What are the realistic win rates by approach?
| Approach | Win rate | Avg reduction (if won) | Effort |
|---|---|---|---|
| Online informal protest | ~55% | 3% to 7% | 15 minutes |
| In-person informal hearing | ~70% | 5% to 10% | 1 to 2 hours |
| Formal ARB hearing | ~50% | 8% to 15% | 3 to 5 hours plus prep |
| Third-party protest firm (contingency) | ~75% | 6% to 12% | Sign one form |
Third-party firms charge 30% to 40% of the first-year tax savings on contingency. Zero upfront cost. For most owners with appraisals above $700K, the math works out.
How much money does a successful protest save?
On a $1M home at the typical DFW 2.10% effective tax rate, a 10% reduction in appraised value saves $2,100 annually. Compound that over a 10-year hold and you have $21,000 in savings from a 15-minute online filing or a one-hour hearing.
The savings stack. A protest reduction also lowers the cap baseline for next year (the Texas homestead 10% cap is applied to the LOWER of prior year value or current market). So a successful protest in 2026 limits how much your 2027 appraisal can rise.
What mistakes kill protest cases?
Three big ones. Showing emotion or financial hardship. The appraisal board does not care about your retirement budget or your kids tuition. They care about value evidence. Bringing tax bills from other states.
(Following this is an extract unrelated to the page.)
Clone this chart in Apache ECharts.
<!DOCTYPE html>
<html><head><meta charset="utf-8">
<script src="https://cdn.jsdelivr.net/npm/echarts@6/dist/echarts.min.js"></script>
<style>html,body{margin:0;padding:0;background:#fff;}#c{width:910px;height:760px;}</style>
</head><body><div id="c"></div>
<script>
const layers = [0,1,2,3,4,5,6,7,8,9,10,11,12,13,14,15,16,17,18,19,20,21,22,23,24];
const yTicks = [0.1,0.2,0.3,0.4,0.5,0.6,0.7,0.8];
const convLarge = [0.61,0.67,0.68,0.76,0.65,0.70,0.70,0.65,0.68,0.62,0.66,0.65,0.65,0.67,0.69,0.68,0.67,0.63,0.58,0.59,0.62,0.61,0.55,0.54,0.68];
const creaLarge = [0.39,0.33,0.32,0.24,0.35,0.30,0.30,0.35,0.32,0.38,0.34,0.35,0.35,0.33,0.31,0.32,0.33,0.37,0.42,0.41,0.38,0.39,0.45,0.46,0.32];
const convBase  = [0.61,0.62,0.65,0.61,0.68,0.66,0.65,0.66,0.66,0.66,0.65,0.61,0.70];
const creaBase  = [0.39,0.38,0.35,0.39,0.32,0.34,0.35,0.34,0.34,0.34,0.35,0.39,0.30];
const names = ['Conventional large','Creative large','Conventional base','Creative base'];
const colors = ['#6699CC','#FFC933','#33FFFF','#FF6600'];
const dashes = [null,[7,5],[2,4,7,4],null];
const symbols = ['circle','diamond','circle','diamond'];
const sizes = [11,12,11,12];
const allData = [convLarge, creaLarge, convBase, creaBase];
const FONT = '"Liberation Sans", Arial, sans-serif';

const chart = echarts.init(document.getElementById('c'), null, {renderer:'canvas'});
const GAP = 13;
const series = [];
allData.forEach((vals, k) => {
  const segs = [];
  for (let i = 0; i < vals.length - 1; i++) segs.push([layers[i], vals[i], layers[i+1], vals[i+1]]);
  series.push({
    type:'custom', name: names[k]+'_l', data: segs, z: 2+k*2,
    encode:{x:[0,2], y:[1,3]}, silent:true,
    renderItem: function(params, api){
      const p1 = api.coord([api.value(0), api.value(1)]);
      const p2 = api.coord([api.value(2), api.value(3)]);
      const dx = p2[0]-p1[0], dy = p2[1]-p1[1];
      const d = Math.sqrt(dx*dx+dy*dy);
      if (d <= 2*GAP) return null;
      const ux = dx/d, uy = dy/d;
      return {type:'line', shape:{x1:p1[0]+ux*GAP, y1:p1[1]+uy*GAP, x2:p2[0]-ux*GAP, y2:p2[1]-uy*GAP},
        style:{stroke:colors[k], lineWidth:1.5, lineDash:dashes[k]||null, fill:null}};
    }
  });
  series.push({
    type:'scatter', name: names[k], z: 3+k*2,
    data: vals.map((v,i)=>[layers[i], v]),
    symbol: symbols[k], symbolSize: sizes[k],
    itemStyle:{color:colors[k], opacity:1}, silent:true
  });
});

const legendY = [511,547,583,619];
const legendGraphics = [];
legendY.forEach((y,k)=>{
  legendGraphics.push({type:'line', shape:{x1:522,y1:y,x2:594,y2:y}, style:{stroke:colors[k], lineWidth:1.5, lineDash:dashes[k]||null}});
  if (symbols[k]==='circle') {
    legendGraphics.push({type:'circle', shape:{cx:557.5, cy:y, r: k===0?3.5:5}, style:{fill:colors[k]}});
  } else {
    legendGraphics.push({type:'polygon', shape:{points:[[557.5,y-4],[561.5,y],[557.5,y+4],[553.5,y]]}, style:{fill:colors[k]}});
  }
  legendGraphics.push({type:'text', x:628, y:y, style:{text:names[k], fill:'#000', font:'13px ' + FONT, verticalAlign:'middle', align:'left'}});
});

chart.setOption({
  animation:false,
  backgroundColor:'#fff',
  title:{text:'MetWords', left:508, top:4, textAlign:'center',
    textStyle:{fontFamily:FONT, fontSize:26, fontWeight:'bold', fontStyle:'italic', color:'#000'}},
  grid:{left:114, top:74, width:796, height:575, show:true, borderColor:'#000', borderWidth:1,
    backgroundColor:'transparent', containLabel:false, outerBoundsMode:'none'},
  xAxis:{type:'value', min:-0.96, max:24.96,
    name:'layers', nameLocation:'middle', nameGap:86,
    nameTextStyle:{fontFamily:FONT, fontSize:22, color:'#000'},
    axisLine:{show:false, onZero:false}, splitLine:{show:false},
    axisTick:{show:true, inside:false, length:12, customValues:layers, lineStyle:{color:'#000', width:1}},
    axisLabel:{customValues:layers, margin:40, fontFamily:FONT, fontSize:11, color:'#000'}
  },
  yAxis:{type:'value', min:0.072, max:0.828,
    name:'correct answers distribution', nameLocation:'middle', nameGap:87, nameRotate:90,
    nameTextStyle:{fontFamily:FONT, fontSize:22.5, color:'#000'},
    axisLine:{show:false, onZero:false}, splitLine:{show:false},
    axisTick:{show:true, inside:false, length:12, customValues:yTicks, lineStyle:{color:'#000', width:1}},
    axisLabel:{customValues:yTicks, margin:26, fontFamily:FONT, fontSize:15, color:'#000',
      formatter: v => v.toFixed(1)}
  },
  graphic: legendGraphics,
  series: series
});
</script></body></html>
Texas appraisals are based on Texas market value only. Arguing the value is "too high" without evidence. The board needs comps, photos, or square footage data, not opinions.
The bottom line
File the protest. Use comps. Bring photos. Either invest 60 to 90 minutes on the hearing or sign with a contingency firm for a no-effort 75% win rate. Across DFW, owners who protest every year typically save 1% to 2% per year on property taxes. Meaningful on a luxury home where the bill runs $15K to $50K annually.